Stel: een vrederechter uit Gent velt een uitspraak die juridisch compleet ‘fout’ in elkaar zit. Die uitspraak komt toch op de databank terecht, want … alle uitspraken worden gepubliceerd (cf. “de beslissing” in art. 7 wet 5 mei 2019). Zal een – pardon my French – “leek” die zo’n uitspraak leest, met voldoende kennis en kritische ingesteldheid kunnen oordelen over de correctheid van zo’n uitspraak? Wat indien er bijvoorbeeld hoger beroep is ingesteld? Moet die initiële uitspraak dan ook gepubliceerd worden? Moet men er bijvoorbeeld niet voor kiezen om slechts een beperkte hoeveelheid rechtspraak te publiceren, desnoods enkel die in laatste aanleg gewezen, die voldoende wordt geduid (bv. mits verwijzing naar relevante rechtsleer en rechtspraak) en die voldoende “interessant” is?
In Nederland gaat men alvast op die manier “selectief” te werk: daar publiceert men immers niet alle rechtspraak. De overheidssite “Rechtspraak.nl” baseert zich op bepaalde selectiecriteria om tot een beperkte hoeveelheid rechtspraak te komen die voor publicatie in aanmerking komt (cf. het “Besluit selectiecriteria uitsprakendatabank Rechtspraak.nl 2012”). Zo wordt een interessante, vatbare hoeveelheid rechtspraak regelmatig bekendgemaakt en dit al sinds 1999.
De “databank van vonnissen en arresten van de rechterlijke orde” laat nog steeds op zich wachten, net omdat er zoveel onduidelijkheden bestaan over het regelgevende kader. Het antwoord van minister van Justitie Vincent van Quickenborne (Open VLD) op een recente schriftelijke vraag voorspelt weinig goeds: “Dit is geen eenvoudig project maar wel een traject dat enkele jaren in beslag zal nemen om tot een volledig resultaat te komen.” Het staat bijna in de sterren geschreven dat er in één van de komende maanden een wet zal komen die de inwerkingtredingsdatum van de wet van 5 mei 2019 wederom zal uitstellen naar een latere datum (1 september 2022?).

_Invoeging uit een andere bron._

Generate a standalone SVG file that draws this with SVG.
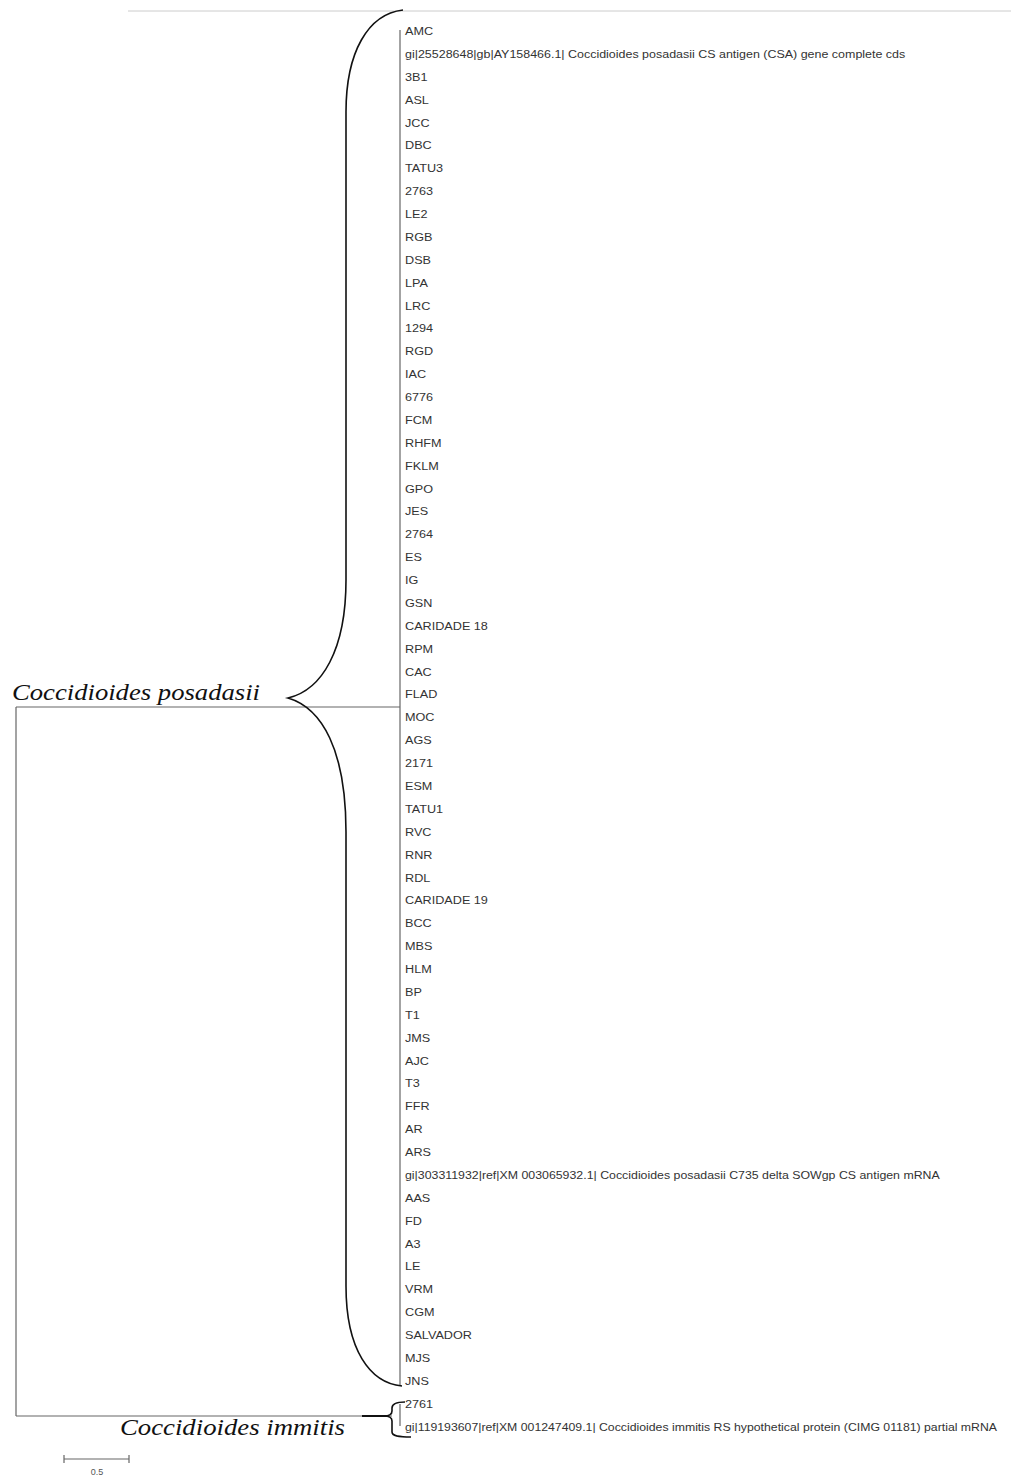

Men moet in het federaal parlement echter vooral snel werk maken van een degelijk en breed regelgevend kader dat alle problemen voor de creatie van die databank tackelt, opdat men het Phenix-falen nooit meer zal herbeleven …
Andreas Schelfhout – Student derde bachelor in de rechten aan de universiteit van Gent.